GOAL
Note how many lines hold the string "this" and give that number without any other words.

**** RECORD SET ****

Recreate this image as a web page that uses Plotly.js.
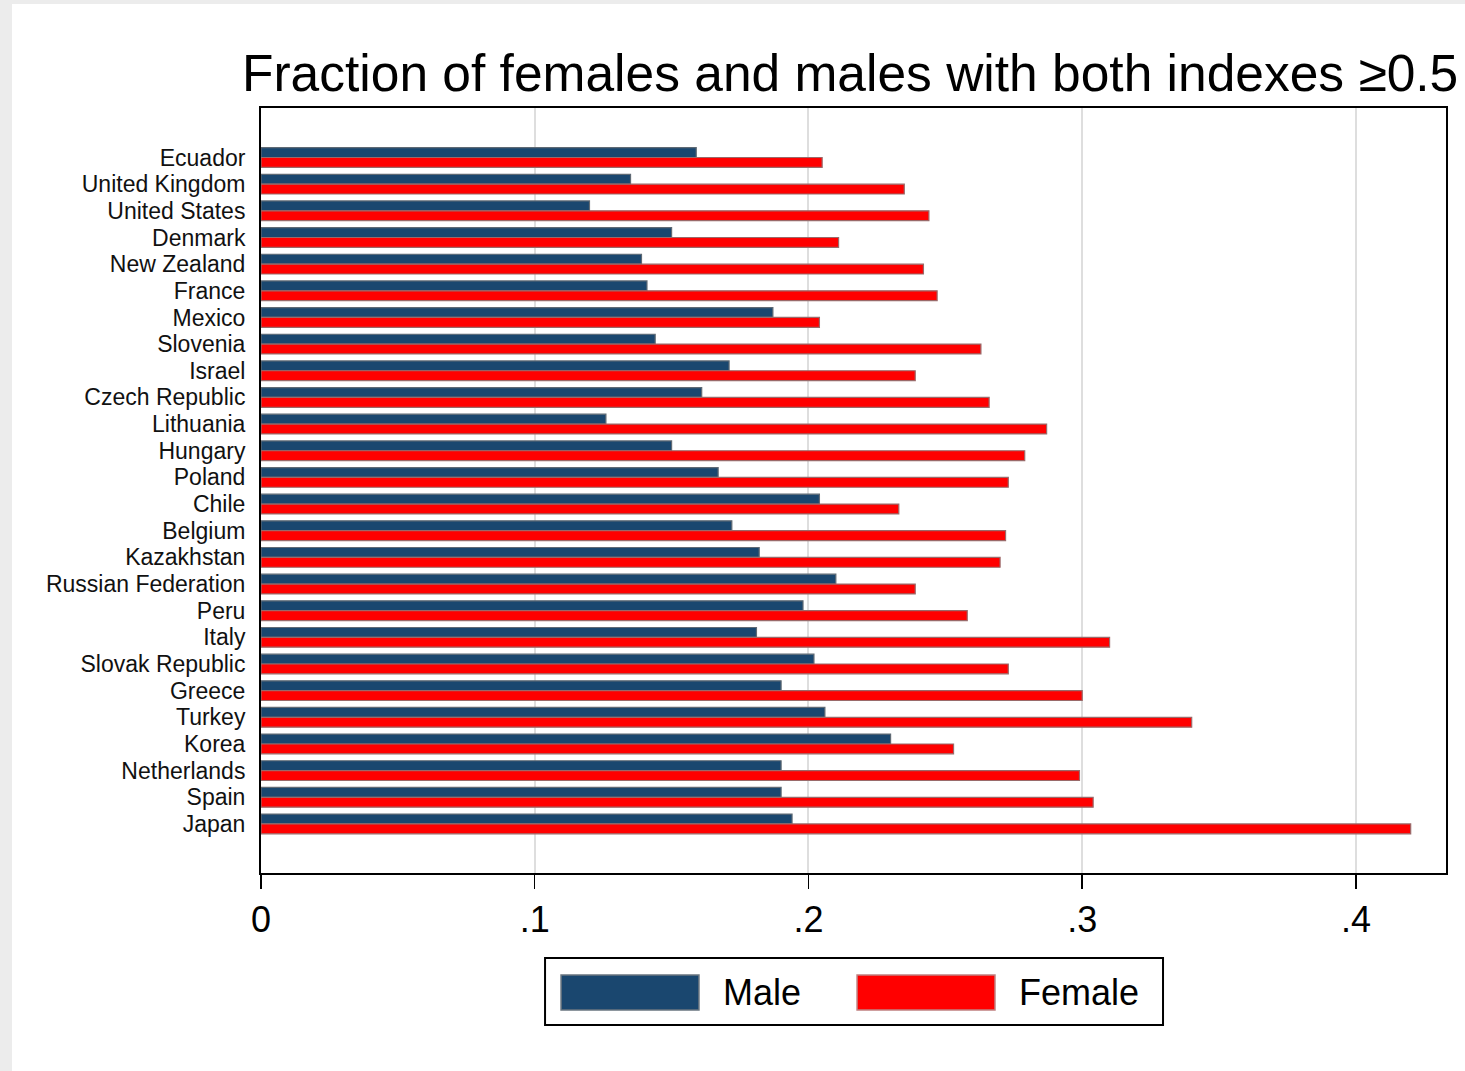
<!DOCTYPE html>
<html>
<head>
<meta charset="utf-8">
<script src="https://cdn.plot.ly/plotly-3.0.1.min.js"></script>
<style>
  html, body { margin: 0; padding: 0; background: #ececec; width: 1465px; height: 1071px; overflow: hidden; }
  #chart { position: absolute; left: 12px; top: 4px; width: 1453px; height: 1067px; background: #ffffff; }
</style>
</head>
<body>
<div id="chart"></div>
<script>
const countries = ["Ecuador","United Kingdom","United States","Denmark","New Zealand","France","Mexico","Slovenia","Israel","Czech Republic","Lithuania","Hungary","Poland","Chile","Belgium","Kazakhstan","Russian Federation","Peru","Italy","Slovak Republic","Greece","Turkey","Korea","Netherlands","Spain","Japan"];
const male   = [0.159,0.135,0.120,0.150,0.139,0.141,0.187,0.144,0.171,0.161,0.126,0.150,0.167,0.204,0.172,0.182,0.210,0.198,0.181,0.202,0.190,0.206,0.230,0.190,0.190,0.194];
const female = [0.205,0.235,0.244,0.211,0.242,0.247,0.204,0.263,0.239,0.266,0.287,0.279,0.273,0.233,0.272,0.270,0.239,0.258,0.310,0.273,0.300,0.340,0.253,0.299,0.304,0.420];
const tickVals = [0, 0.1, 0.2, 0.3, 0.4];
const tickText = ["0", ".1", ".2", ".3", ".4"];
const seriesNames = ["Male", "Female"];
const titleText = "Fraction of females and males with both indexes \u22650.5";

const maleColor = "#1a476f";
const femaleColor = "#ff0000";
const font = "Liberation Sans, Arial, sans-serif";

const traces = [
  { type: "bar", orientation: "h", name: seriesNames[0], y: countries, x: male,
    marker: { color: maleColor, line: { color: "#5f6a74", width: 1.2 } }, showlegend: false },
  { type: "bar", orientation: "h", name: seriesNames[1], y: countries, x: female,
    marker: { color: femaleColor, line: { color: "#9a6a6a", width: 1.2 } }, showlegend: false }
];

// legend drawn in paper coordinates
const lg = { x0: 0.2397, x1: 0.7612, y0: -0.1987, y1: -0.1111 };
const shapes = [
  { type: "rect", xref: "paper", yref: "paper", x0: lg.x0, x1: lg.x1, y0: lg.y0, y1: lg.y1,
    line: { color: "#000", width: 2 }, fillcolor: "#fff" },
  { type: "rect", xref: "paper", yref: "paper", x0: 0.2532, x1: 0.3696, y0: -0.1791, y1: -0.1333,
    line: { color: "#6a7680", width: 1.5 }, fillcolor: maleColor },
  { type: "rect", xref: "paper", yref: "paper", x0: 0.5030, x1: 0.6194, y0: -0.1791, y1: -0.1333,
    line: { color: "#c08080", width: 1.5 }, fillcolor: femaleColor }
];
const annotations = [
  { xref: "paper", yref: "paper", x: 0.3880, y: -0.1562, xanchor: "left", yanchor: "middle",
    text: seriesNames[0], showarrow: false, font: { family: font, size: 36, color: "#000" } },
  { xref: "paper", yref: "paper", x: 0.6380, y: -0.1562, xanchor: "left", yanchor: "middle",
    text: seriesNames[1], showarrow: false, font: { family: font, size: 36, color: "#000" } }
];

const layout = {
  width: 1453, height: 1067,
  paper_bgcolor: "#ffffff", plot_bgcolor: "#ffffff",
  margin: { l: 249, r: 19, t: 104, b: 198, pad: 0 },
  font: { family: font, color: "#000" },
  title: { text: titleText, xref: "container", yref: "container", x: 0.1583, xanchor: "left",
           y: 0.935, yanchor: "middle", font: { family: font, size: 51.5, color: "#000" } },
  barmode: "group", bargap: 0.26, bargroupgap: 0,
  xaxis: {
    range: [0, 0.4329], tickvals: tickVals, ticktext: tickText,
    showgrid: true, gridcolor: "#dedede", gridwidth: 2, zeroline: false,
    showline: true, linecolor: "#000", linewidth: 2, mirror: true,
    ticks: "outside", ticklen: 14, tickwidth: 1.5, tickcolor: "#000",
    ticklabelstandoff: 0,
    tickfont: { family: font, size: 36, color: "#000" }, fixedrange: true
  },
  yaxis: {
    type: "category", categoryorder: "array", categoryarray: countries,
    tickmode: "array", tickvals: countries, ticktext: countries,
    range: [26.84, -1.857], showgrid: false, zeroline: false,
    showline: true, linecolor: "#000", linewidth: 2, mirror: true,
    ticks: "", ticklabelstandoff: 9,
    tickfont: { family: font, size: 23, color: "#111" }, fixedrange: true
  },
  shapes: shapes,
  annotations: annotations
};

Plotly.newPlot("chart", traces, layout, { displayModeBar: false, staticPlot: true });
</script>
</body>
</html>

****
**** RECORD SET ****

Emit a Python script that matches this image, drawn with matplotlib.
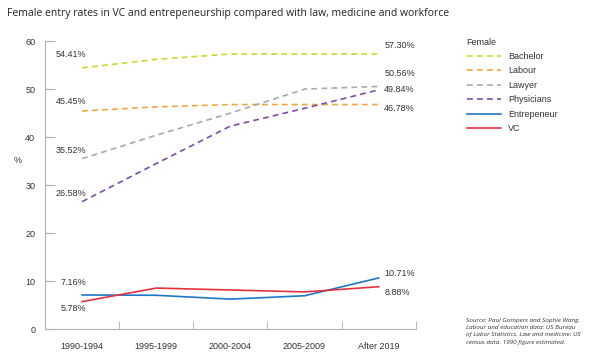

****

FULL ANSWER
2